How buyers can avoid overdependence

Ask the sourcing agent how suppliers are selected. Request multiple qualified options, not one favorite. For strategic products, consider dual sourcing or at least maintaining a backup supplier. Supplier diversification is not just a cost strategy. It is a resilience strategy.

Best practices for reducing Vietnam Sourcing Agent risk

A sourcing agent can still add major value in Vietnam if the relationship is structured well. The key is to manage the partnership with discipline.

Due diligence and contract protections

Before starting, buyers should define:

  • Scope of the agent’s role
  • Fee structure and disclosure rules
  • Reporting expectations
  • Supplier approval rights
  • Confidentiality terms
  • Non-circumvention terms where relevant
  • Dispute handling procedures

A clear contract reduces ambiguity and helps protect the buyer when problems emerge.
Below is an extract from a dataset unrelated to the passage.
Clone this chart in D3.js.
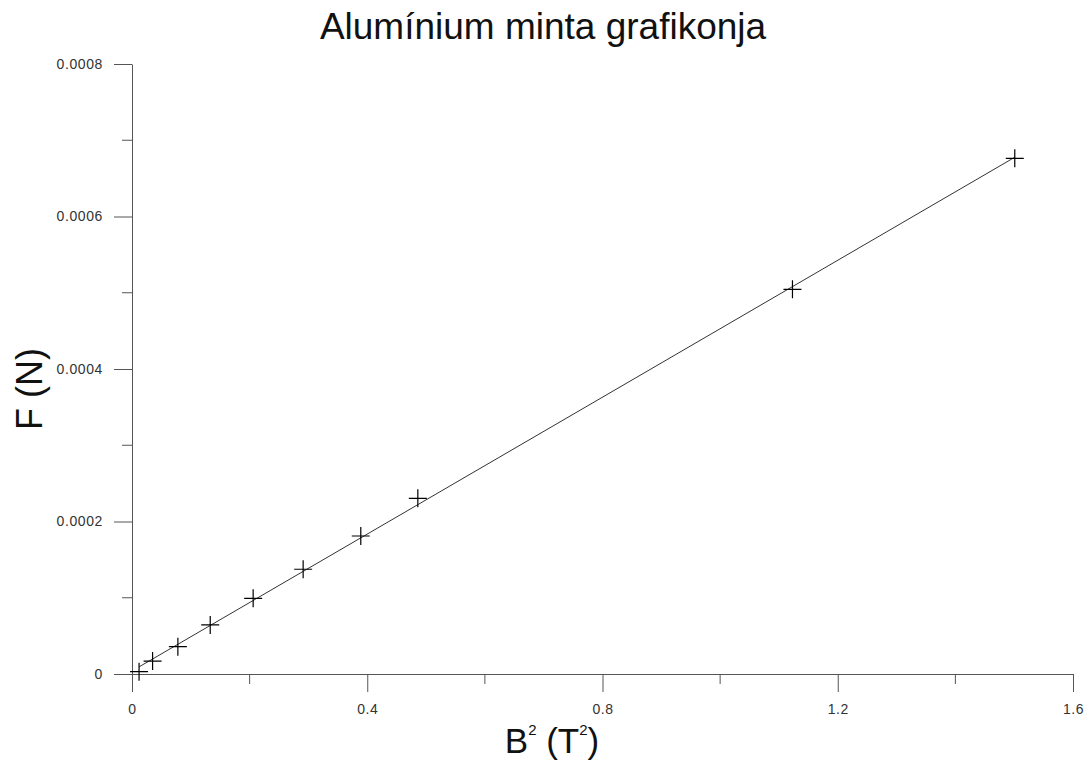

Audits, controls, and performance reviews

Strong buyers treat sourcing management as an ongoing process. They use:

  • Initial supplier audits
  • Routine quality inspections
  • Compliance checks
  • Scorecards for supplier and agent performance
  • Quarterly business reviews
  • Corrective action follow-up

This creates a more stable sourcing program and reduces surprises over time.

Conclusion

Working with a Vietnam Sourcing Agent in 2026 can help buyers access strong manufacturing opportunities, but it also comes with real operational and commercial risk. Supplier misrepresentation, quality inconsistency, hidden commissions, weak communication, compliance failures, logistics disruption, pricing volatility, and narrow factory networks can all hurt sourcing results.

The best way to reduce these risks is not to avoid agents entirely. It is to choose and manage them carefully. Buyers should use due diligence, factory audits, clear contracts, transparent reporting, and layered quality controls from the start. In a competitive sourcing market, disciplined oversight is what turns a helpful local partner into a reliable long-term advantage.